Pour ceux qui détiennent un passeport d’un pays riche et qui ont commencé à voyager dans les 20 dernières années, tout était assez facile. Sortir de son pays autant d’argent que l’on veut, franchir les frontières d’un pays à l’autre avec un minimum de formalités administratives. Tout ça était considéré comme normal. Pourtant, l’histoire nous enseigne qu’en matière de voyages à l’étranger, comme pour le commerce en général, il y a des cycles d’ouverture mais aussi de fermeture.
Depuis l’avènement de l’ère industrielle, il y a eu une longue et forte période de mondialisation entre 1870 (à peu près) et 1914. C’était l’époque des grands empires coloniaux et des migrations massives qui ont peuplé des pays comme l’Argentine, le Canada ou l’Australie. Les capitaux circulaient aussi facilement que les gens et les marchandises, et grâce au développement des chemins de fer et des paquebots à vapeur, les « 1 % » de l’époque commençaient à voyager pour le plaisir, donnant naissance à l’industrie touristique moderne. Aux frontières, les formalités étaient légères, voire inexistantes. La frontière entre les États-Unis et le Mexique, par exemple, était complètement ouverte et on la traversait sans aucun document.
La Première Guerre mondiale a sonné la fin de la récréation.

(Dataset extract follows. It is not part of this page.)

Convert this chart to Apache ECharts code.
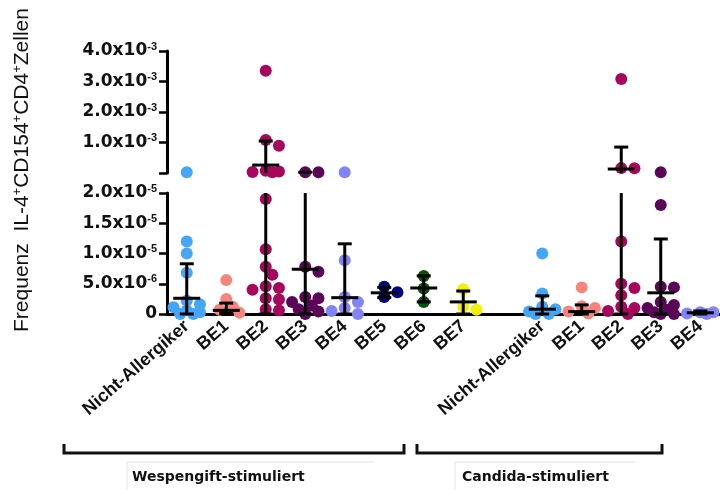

Par la suite, la grande dépression économique et la Seconde Guerre mondiale n’ont fait que verrouiller un peu plus les frontières. Ayant grandi dans l’Europe de l’après-guerre, je me souviens d’une époque où le contrôle des changes limitait le montant d’argent que l’on pouvait sortir du pays. Aller de Paris à Bruxelles nécessitait un arrêt au poste frontière. Quant à l’Europe de l’Est, celle qui se trouvait de l’autre côté du rideau de fer, c’était une autre planète. L’URSS était une terre inconnue que l’on disait paradisiaque ou infernale, selon son affiliation politique. Les Britanniques ont perdu le droit de circuler librement dans leur ex-empire devenu Commonwealth. Une visite aux États-Unis (excepté pour les Canadiens) nécessitait une visite préalable au consulat américain, avec de longues attentes et beaucoup de papiers à remplir. L’Amérique latine était surtout composée de dictatures violentes et xénophobes. La Chine de Mao était complètement fermée et le principal lieu touristique de Macao était le poste frontière d’où l’on pouvait apercevoir les panneaux de propagande maoïste.
La grande ouverture n’est revenue que dans les années 90, avec la chute du mur de Berlin et la dissolution de l’empire soviétique. En Europe, la disparition des contrôles frontaliers dans l’espace Schengen et l’adoption de la monnaie unique ont été deux des facteurs les plus marquants de cet épisode de mondialisation au pas de course. Selon les observateurs les plus enthousiastes, c’était la fin des nationalismes. La paix et la prospérité éternelles nous attendaient au tournant. On a oublié que la mondialisation du 19e siècle a créé des inégalitésgénératrices de tensions et des dérives financières débouchant sur de graves crises.
Dans les années 2000, l’histoire nous a rattrapés. L’islamisme politique ultraradical a fait fuir les touristes d’une grande partie du monde musulman. Les phénomènes migratoires incontrôlés amènent un nombre croissant d’électeurs à réclamer le rétablissement des frontières. Des pays réputés ouverts, notamment le Canada, exigent maintenant que tous les touristes étrangers (à l’exception des Américains) soient munis d’une pré-autorisation avant de voyager au Canada. C’est, en quelque sorte, un visa qui ne dit pas son nom. Si Trump est fier de son mur, d’autre en érigent de façon plus discrète. La mondialisation fait marche arrière et, durant ce long cycle qui s’annonce, il est peu probable que les voyages à l’étranger demeurent aussi faciles.